Cuomo addresses hate crimes, legal cannabis in his State of the State speech
There was a somber tone to Gov. Andrew Cuomo’s 10th State of the State message in a year where the state is facing a $6 billion deficit and reeling from a recent spate of hate crimes, including a stabbing incident at a rabbi’s house outside New York City.
“It is going to be a challenging year,” Cuomo said Wednesday.
Cuomo said recent events have been frightening, including an earthquake in Puerto Rico, deep and bitter political divides, and the attack on Orthodox Jews celebrating Hanukkah that injured five, one severely.
Rabbi Chaim Rottenberg, whose own son was injured in the attack, was a special guest at the speech, and he delivered the blessing.
“I will never forget the horror of that night,” Rottenberg said. “But I will also never forget how we continued to celebrate after that attack. How we continued to rejoice in the miracle of Hanukkah.”
Cuomo drew cheers from the audience of lawmakers, lobbyists and state judges when he outlined his proposal to create a new crime of domestic terrorism. He said it would give law enforcement more tools to fight crimes motivated by hate.
“And send the strongest message across this state and nation, New York will not stand by when our people are being victimized and killed by hate,” Cuomo said.
In a year with a multibillion-dollar budget gap, the governor focused on items that will help pay for themselves, including a $3 billion environmental bond act, dubbed the “Restore Mother Nature Bond Act.” It would repair areas damaged by recent floods including along the St.

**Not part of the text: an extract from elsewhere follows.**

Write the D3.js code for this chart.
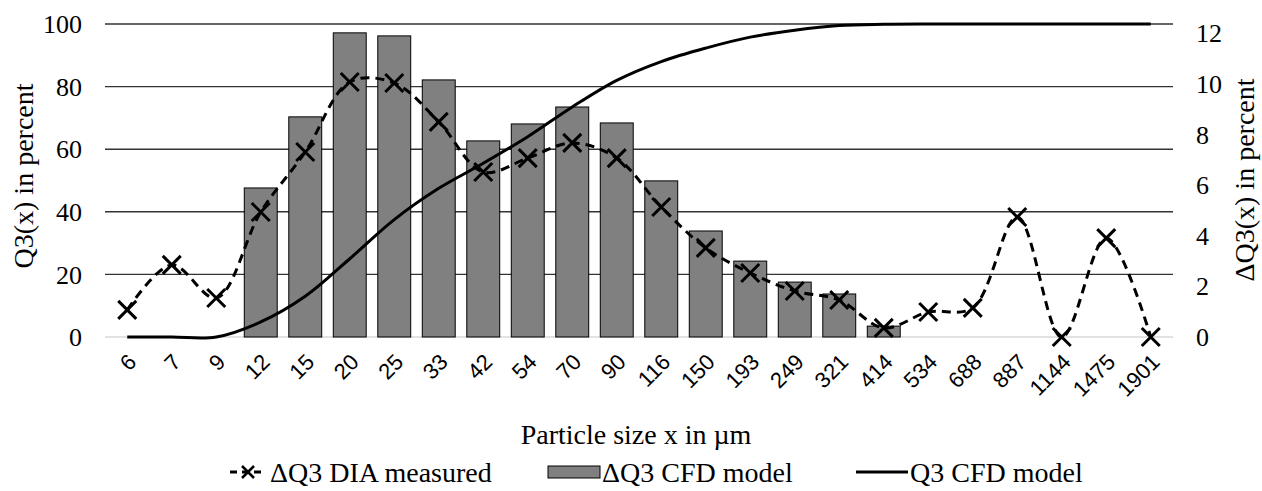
<!DOCTYPE html>
<html>
<head>
  <title>Particle size distribution</title>
  <script src="https://d3js.org/d3.v7.min.js"></script>
  <style>
    body { margin: 0; background: #fff; }
    text { font-family: "Liberation Serif", "DejaVu Serif", serif; fill: #000; }
  </style>
</head>
<body>
  <div id="chart"></div>

  <script>
    // particle size classes (µm)
    var sizes = ["6", "7", "9", "12", "15", "20", "25", "33", "42", "54", "70", "90",
                 "116", "150", "193", "249", "321", "414", "534", "688", "887", "1144", "1475", "1901"];

    // ΔQ3 measured by DIA (right axis, %)
    var dq3Measured = [1.07, 2.85, 1.54, 4.94, 7.31, 10.08, 10.04, 8.5, 6.52, 7.07, 7.67, 7.07,
                       5.14, 3.52, 2.53, 1.82, 1.46, 0.36, 0.99, 1.15, 4.74, 0, 3.91, 0];

    // ΔQ3 from CFD model (right axis, %)
    var dq3Model = [0, 0, 0, 5.89, 8.7, 12.02, 11.9, 10.16, 7.75, 8.42, 9.09, 8.46,
                    6.17, 4.19, 3.0, 2.17, 1.7, 0.43, 0, 0, 0, 0, 0, 0];

    // Q3 cumulative from CFD model (left axis, %)
    var q3Model = [0, 0, 0, 4.8, 13, 25, 37.5, 47.5, 55.5, 64, 73.5, 82,
                   88, 92.3, 95.8, 98, 99.5, 99.9, 100, 100, 100, 100, 100, 100];

    var leftTicks = [0, 20, 40, 60, 80, 100];
    var rightTicks = [0, 2, 4, 6, 8, 10, 12];

    var width = 1262, height = 491;
    var margin = { top: 24, right: 89, bottom: 154, left: 105 };
    var plotRight = width - margin.right;
    var plotBottom = height - margin.bottom;

    var svg = d3.select("#chart")
      .append("svg")
      .attr("width", width)
      .attr("height", height);

    var x = d3.scaleBand()
      .domain(sizes)
      .range([margin.left, plotRight])
      .paddingInner(0.26)
      .paddingOuter(0.13);

    var cx = function(d) { return x(d) + x.bandwidth() / 2; };

    var yLeft = d3.scaleLinear().domain([0, 100]).range([plotBottom, margin.top]);
    var yRight = d3.scaleLinear().domain([0, 12.37]).range([plotBottom, margin.top]);

    // gridlines
    svg.append("g")
      .selectAll("line")
      .data(leftTicks)
      .enter()
      .append("line")
      .attr("x1", margin.left)
      .attr("x2", plotRight)
      .attr("y1", function(d) { return yLeft(d); })
      .attr("y2", function(d) { return yLeft(d); })
      .attr("stroke", function(d) { return d === 0 ? "#d9d9d9" : "#333"; })
      .attr("stroke-width", 1.4);

    // bars
    svg.append("g")
      .selectAll("rect")
      .data(sizes.map(function(s, i) { return { size: s, v: dq3Model[i] }; }).filter(function(d) { return d.v > 0; }))
      .enter()
      .append("rect")
      .attr("x", function(d) { return x(d.size); })
      .attr("y", function(d) { return yRight(d.v); })
      .attr("width", x.bandwidth())
      .attr("height", function(d) { return plotBottom - yRight(d.v); })
      .attr("fill", "#808080")
      .attr("stroke", "#000")
      .attr("stroke-width", 1);

    // measured dashed line
    var measuredLine = d3.line()
      .x(function(d, i) { return cx(sizes[i]); })
      .y(function(d) { return yRight(d); })
      .curve(d3.curveCatmullRom.alpha(0.5));

    svg.append("path")
      .datum(dq3Measured)
      .attr("d", measuredLine)
      .attr("fill", "none")
      .attr("stroke", "#000")
      .attr("stroke-width", 3)
      .attr("stroke-dasharray", "9,6");

    // Q3 line
    var q3Line = d3.line()
      .x(function(d, i) { return cx(sizes[i]); })
      .y(function(d) { return yLeft(d); })
      .curve(d3.curveCatmullRom.alpha(0.5));

    svg.append("path")
      .datum(q3Model)
      .attr("d", q3Line)
      .attr("fill", "none")
      .attr("stroke", "#000")
      .attr("stroke-width", 3);

    // x markers
    var m = 9;
    svg.append("g")
      .selectAll("path")
      .data(dq3Measured)
      .enter()
      .append("path")
      .attr("transform", function(d, i) { return "translate(" + cx(sizes[i]) + "," + yRight(d) + ")"; })
      .attr("d", "M" + (-m) + "," + (-m) + "L" + m + "," + m + "M" + (-m) + "," + m + "L" + m + "," + (-m))
      .attr("stroke", "#000")
      .attr("stroke-width", 3)
      .attr("fill", "none");

    // left axis labels
    svg.append("g")
      .selectAll("text")
      .data(leftTicks)
      .enter()
      .append("text")
      .attr("x", 82)
      .attr("y", function(d) { return yLeft(d); })
      .attr("dy", "0.35em")
      .attr("text-anchor", "end")
      .style("font-size", "26px")
      .text(function(d) { return d; });

    // right axis labels
    svg.append("g")
      .selectAll("text")
      .data(rightTicks)
      .enter()
      .append("text")
      .attr("x", 1196)
      .attr("y", function(d) { return yRight(d); })
      .attr("dy", "0.35em")
      .attr("text-anchor", "start")
      .style("font-size", "26px")
      .text(function(d) { return d; });

    // x tick labels
    svg.append("g")
      .selectAll("text")
      .data(sizes)
      .enter()
      .append("text")
      .attr("transform", function(d) { return "translate(" + (cx(d) + 5) + "," + (plotBottom + 21) + ") rotate(-45)"; })
      .attr("text-anchor", "end")
      .attr("dy", "0.35em")
      .style("font-size", "22px")
      .style("font-family", "'Liberation Sans', Arial, sans-serif")
      .text(function(d) { return d; });

    // axis titles
    svg.append("text")
      .attr("transform", "translate(33,176) rotate(-90)")
      .attr("text-anchor", "middle")
      .style("font-size", "28px")
      .text("Q3(x) in percent");

    svg.append("text")
      .attr("transform", "translate(1254,180) rotate(-90)")
      .attr("text-anchor", "middle")
      .style("font-size", "28px")
      .text("ΔQ3(x) in percent");

    svg.append("text")
      .attr("x", 636)
      .attr("y", 444)
      .attr("text-anchor", "middle")
      .style("font-size", "28px")
      .text("Particle size x in µm");

    // legend
    var ly = 472;
    var leg = svg.append("g");

    leg.append("line")
      .attr("x1", 230).attr("x2", 266).attr("y1", ly).attr("y2", ly)
      .attr("stroke", "#000").attr("stroke-width", 3).attr("stroke-dasharray", "7,5");
    leg.append("path")
      .attr("transform", "translate(248," + ly + ")")
      .attr("d", "M-6,-6L6,6M-6,6L6,-6")
      .attr("stroke", "#000").attr("stroke-width", 2.5);
    leg.append("text")
      .attr("x", 270).attr("y", ly).attr("dy", "0.35em")
      .style("font-size", "28px")
      .text("ΔQ3 DIA measured");

    leg.append("rect")
      .attr("x", 548).attr("y", ly - 6).attr("width", 52).attr("height", 12)
      .attr("fill", "#808080").attr("stroke", "#000").attr("stroke-width", 1);
    leg.append("text")
      .attr("x", 602).attr("y", ly).attr("dy", "0.35em")
      .style("font-size", "28px")
      .text("ΔQ3 CFD model");

    leg.append("line")
      .attr("x1", 856).attr("x2", 908).attr("y1", ly).attr("y2", ly)
      .attr("stroke", "#000").attr("stroke-width", 3);
    leg.append("text")
      .attr("x", 910).attr("y", ly).attr("dy", "0.35em")
      .style("font-size", "28px")
      .text("Q3 CFD model");
  </script>
</body>
</html>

Lawrence River and Lake Ontario, and protect public lands against climate damage in the future.
Cuomo also laid out a plan to legalize the adult recreational use of marijuana in New York. He would create an Office of Cannabis Management to establish stringent safety and quality controls and better regulate other hemp and CBD products.
Cuomo said legalizing cannabis could bring in $300 million in new tax revenues. He said part of that money should go to communities disproportionately affected by the decades-long criminalization of marijuana.
The governor also proposes creating a SUNY Global Cannabis Center to do research and help determine healthy and safe dosing of the drug.
Despite the deficit, the governor is proposing cutting taxes for small businesses and the middle class, although he did not provide details of how to pay for them.
He did acknowledge that spending on Medicaid, which accounts for the bulk of the gap, has grown too large lately, and he said the system needs some restructuring.
He hinted that local governments, who have seen their share of Medicaid costs capped by the state in recent years, might have to pay more going forward.
“We’re paying $177 million on behalf of Erie (County), $175 million on behalf of Westchester (County) and $2 billion on behalf of the City of New York,” Cuomo said, “to cover their local costs.”
Andrew Rein, with the watchdog group Citizens Budget Commission, said it would not be wise for the governor to undo what has been considered a successful program.
“That would be a reversal of a great element of progress that he’s made,” Rein said. “The devil will be in the details when the budget comes out.”
The speech received positive reviews from Democrats, who are in the majority in the Legislature. Assembly Speaker Carl Heastie said it was a “good Democratic, progressive message.”
“Touching on issues that are important to our Democratic hearts, speaking about poverty, health care, opioid (crisis) education,” Heastie said. “It’s a good starting point.”
The leader of the state’s Republican Party, Nick Langworthy, holds a very different view.
In a rebuttal video, Langworthy blamed many of what he said are New York’s problems on Democratic rule, including tax rates that are among the highest in the nation, and the outmigration of more than 1 million New Yorkers in the past decade.
“We’ve gone from the Empire State to the vampire state,” Langworthy said.
And state Sen. Patrick Gallivan, a Republican from the Buffalo area, said he would have liked to hear more about the governor’s plans to amend a controversial bail reform law. That has ended cash bail for most crimes and has led to some repeat offenders, including a serial bank robber, to be released on their own recognizance.
“That’s the No. 1 thing I’m hearing about right now from my constituents,” said Gallivan. “There’s no question that people across the state are concerned, and we need to deal with it.”
Cuomo said earlier in the week that he was open to changing the law. But supporters in the Legislature have said the law is only a few days old, and needs to be given a chance to work.